→ What to do
Print exactly the lines from the first one down to the line containing "Chart.register(...registerables);", both ends included, with no pictures and nothing else.

→ Source excerpt

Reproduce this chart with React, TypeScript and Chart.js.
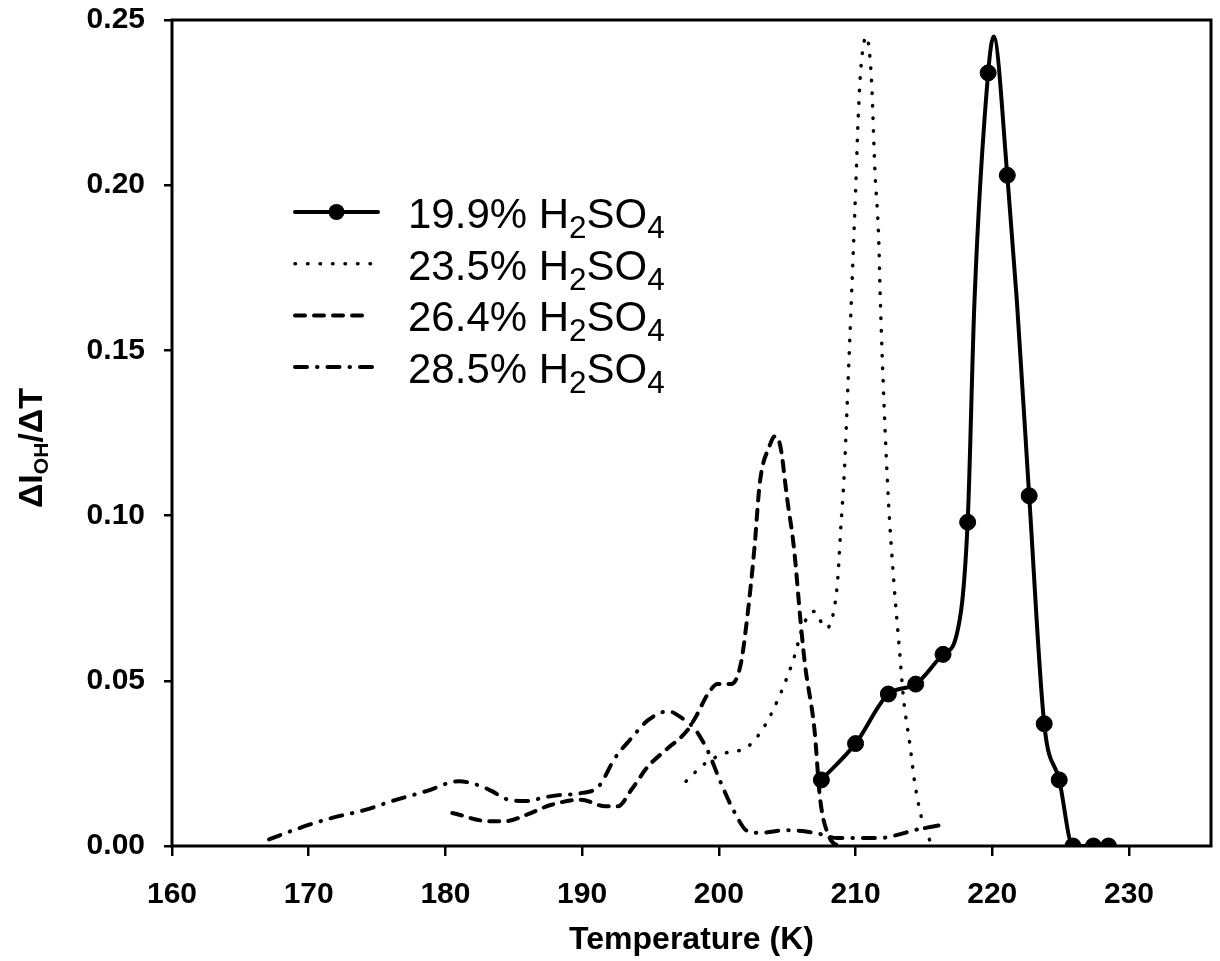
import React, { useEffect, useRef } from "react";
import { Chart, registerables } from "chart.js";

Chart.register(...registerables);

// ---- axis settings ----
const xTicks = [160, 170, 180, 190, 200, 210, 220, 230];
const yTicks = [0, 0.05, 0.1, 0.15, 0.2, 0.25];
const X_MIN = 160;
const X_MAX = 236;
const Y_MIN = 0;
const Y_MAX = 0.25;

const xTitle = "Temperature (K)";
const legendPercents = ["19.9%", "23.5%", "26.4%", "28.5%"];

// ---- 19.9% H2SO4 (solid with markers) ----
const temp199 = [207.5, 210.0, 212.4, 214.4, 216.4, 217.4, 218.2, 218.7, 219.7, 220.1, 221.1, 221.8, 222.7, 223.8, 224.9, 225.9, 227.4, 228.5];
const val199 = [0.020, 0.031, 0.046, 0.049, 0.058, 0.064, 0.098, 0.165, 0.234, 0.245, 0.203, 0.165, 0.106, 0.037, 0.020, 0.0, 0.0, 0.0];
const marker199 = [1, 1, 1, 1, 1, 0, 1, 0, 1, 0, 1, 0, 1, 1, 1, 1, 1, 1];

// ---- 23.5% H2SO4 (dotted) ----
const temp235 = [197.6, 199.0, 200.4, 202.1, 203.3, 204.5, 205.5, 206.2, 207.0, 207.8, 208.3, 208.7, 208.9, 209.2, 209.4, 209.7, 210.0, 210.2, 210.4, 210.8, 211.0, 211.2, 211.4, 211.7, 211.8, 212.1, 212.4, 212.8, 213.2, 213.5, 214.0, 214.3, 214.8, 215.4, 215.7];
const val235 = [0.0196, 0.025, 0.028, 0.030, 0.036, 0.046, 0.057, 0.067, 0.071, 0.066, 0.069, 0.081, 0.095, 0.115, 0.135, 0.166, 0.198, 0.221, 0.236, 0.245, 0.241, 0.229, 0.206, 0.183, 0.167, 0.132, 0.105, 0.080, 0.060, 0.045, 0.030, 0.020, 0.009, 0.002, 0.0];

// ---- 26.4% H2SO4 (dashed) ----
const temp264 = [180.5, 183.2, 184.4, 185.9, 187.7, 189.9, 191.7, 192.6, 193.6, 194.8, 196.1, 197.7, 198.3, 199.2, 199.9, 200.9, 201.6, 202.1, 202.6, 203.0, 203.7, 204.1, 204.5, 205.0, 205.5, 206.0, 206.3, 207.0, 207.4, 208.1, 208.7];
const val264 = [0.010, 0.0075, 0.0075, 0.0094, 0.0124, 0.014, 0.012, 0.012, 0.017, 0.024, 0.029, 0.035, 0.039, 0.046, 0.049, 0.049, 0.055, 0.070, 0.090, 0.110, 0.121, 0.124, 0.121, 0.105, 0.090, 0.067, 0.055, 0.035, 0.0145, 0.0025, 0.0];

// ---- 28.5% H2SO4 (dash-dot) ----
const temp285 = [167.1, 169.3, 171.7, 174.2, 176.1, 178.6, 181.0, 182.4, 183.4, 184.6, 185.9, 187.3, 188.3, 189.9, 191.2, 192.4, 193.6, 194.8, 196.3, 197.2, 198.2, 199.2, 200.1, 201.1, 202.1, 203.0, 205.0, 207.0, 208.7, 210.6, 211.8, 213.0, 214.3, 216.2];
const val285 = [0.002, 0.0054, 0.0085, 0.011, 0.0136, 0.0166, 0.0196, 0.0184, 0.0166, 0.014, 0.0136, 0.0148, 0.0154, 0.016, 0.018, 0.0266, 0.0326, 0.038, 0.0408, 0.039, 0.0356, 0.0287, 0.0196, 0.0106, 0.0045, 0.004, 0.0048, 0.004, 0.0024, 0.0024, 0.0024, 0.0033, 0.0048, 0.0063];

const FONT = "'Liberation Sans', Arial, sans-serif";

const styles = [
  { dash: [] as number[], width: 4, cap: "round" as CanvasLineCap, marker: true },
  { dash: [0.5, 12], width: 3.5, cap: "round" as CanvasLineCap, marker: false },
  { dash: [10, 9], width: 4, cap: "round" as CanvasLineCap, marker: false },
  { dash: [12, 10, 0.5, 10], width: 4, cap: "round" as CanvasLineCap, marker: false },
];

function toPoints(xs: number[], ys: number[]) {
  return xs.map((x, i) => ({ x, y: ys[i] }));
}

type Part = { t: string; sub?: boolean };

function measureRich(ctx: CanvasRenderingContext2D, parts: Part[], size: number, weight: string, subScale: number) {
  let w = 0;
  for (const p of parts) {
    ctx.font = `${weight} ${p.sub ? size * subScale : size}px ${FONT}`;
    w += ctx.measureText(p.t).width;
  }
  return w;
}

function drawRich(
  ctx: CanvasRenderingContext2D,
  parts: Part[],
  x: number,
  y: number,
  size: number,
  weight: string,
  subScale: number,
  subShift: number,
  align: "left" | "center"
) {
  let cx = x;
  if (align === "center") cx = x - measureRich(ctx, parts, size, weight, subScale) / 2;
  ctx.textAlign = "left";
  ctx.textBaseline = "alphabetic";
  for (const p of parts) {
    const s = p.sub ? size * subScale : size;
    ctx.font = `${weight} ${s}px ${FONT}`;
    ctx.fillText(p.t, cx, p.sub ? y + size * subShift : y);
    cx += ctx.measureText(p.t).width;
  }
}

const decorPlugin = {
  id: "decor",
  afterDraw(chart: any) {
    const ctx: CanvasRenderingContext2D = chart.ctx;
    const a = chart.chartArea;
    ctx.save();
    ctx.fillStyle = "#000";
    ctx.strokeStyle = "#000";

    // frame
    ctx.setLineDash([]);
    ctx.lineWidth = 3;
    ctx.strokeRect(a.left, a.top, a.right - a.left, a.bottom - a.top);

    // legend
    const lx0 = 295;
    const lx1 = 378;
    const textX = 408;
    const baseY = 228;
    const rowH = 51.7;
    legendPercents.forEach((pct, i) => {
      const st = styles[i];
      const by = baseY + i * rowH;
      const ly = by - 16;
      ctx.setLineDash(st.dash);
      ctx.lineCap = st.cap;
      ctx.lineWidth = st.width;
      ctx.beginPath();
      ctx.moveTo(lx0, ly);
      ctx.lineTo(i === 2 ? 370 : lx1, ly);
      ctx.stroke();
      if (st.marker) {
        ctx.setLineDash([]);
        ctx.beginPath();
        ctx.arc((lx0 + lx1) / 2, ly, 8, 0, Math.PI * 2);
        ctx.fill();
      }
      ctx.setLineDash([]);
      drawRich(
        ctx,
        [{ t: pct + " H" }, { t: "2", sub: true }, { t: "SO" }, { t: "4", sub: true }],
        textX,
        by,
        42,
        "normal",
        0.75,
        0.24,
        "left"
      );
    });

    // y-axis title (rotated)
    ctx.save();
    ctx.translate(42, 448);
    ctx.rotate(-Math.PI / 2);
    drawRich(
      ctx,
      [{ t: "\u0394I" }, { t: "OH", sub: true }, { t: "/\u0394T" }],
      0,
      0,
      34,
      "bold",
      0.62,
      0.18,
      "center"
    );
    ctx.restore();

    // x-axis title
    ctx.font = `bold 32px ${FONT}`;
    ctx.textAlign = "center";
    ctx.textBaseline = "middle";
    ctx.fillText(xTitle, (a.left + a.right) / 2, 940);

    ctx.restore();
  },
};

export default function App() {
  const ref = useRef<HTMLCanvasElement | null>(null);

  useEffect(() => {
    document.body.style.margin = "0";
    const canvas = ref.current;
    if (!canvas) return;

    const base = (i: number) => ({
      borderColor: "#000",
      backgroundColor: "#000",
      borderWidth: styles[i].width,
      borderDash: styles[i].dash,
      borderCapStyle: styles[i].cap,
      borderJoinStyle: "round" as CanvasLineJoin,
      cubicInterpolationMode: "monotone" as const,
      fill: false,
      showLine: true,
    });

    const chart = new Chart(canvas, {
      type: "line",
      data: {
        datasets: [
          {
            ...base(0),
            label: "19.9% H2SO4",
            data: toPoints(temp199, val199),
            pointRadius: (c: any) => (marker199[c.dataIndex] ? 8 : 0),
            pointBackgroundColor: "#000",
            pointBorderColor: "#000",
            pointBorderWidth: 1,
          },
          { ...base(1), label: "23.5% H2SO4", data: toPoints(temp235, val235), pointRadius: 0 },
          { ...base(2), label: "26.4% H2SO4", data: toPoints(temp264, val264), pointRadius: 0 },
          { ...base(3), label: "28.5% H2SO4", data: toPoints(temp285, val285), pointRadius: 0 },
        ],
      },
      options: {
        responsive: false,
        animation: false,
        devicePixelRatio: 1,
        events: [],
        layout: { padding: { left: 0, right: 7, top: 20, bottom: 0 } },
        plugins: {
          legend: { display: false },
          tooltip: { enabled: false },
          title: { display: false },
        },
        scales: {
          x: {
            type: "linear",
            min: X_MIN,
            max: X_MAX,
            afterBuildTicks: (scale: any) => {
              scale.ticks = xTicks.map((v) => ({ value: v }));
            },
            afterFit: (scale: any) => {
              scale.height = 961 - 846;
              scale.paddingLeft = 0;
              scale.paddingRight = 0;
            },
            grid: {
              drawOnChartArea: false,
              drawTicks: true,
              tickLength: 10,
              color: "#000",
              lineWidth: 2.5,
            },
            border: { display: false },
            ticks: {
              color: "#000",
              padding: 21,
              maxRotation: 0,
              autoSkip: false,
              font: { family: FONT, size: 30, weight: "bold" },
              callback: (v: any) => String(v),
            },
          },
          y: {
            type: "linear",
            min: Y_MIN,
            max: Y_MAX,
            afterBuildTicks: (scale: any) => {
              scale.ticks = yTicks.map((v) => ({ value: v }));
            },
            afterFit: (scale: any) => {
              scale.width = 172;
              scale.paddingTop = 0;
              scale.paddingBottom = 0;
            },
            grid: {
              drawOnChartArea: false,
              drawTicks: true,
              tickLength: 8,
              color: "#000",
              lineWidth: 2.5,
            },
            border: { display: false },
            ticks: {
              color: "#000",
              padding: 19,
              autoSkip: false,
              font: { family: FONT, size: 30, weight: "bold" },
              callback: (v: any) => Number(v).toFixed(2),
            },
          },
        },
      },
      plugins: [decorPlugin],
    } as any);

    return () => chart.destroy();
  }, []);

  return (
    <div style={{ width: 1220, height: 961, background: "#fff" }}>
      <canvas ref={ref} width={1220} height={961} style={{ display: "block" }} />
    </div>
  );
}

→ Response for this exercise
Reproduce this chart with React, TypeScript and Chart.js.
import React, { useEffect, useRef } from "react";
import { Chart, registerables } from "chart.js";

Chart.register(...registerables);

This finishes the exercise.